None of the ESEA reauthorization proposals are perfect. But if you actually read them – and I have – it seems like there should be more room to compromise. Everyone envisions a limited federal role! (To be clear, I’m not arguing that this is the best policy choice, only that it should make the politics easier.)

If Congress seriously wanted to make a deal, perhaps Republicans could get on board with a few more state requirements – performance targets or interventions in some number of schools, a measure of student growth, graduation rate accountability, and performance-based teacher evaluations that guide professional development – as long as states still had flexibility to make their own choices.
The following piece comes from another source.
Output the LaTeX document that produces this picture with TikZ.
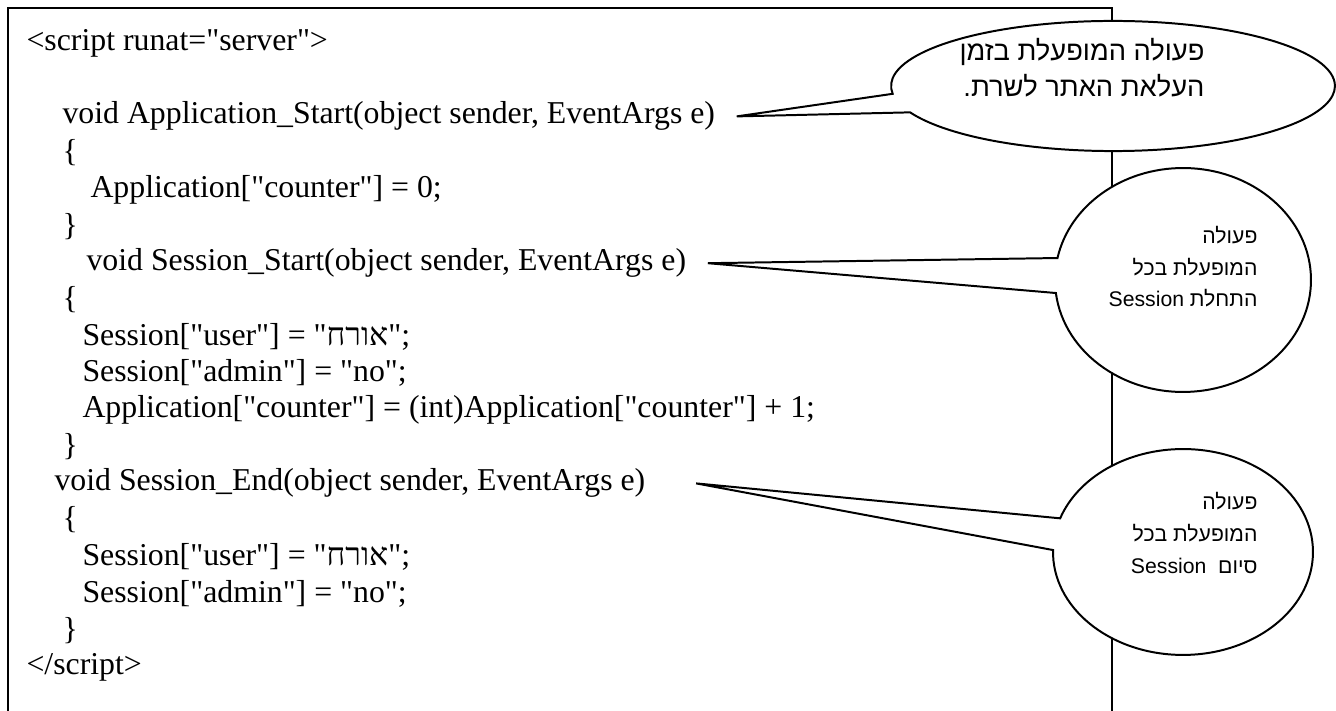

Democrats could appease Republicans by streamlining reporting requirements, eliminating some of the required actions for schools in improvement, allowing teacher evaluations to be used only for professional development, or working on language to clarify the Secretary’s authority to grant waivers or encourage Common Core participation.

Yes, there would still be big differences to iron out (maintenance of effort, funding comparability, etc.), but the two parties aren’t nearly as far apart on policy as the political rhetoric might suggest. Unfortunately, with midterm elections fast approaching, lawmakers appear more concerned with scoring political points and toeing the party line than with the give and take of writing complicated policy. And waivers enable the administration to enact its preferred policies, at least temporarily, while simultaneously blaming Congress for inaction. In short, gridlock is a win-win. Despite two markups, four proposals, and thousands of pages of legislation, nobody in Washington benefits from making a deal. So get ready for those waiver renewals because ESEA isn’t going anywhere, anytime soon.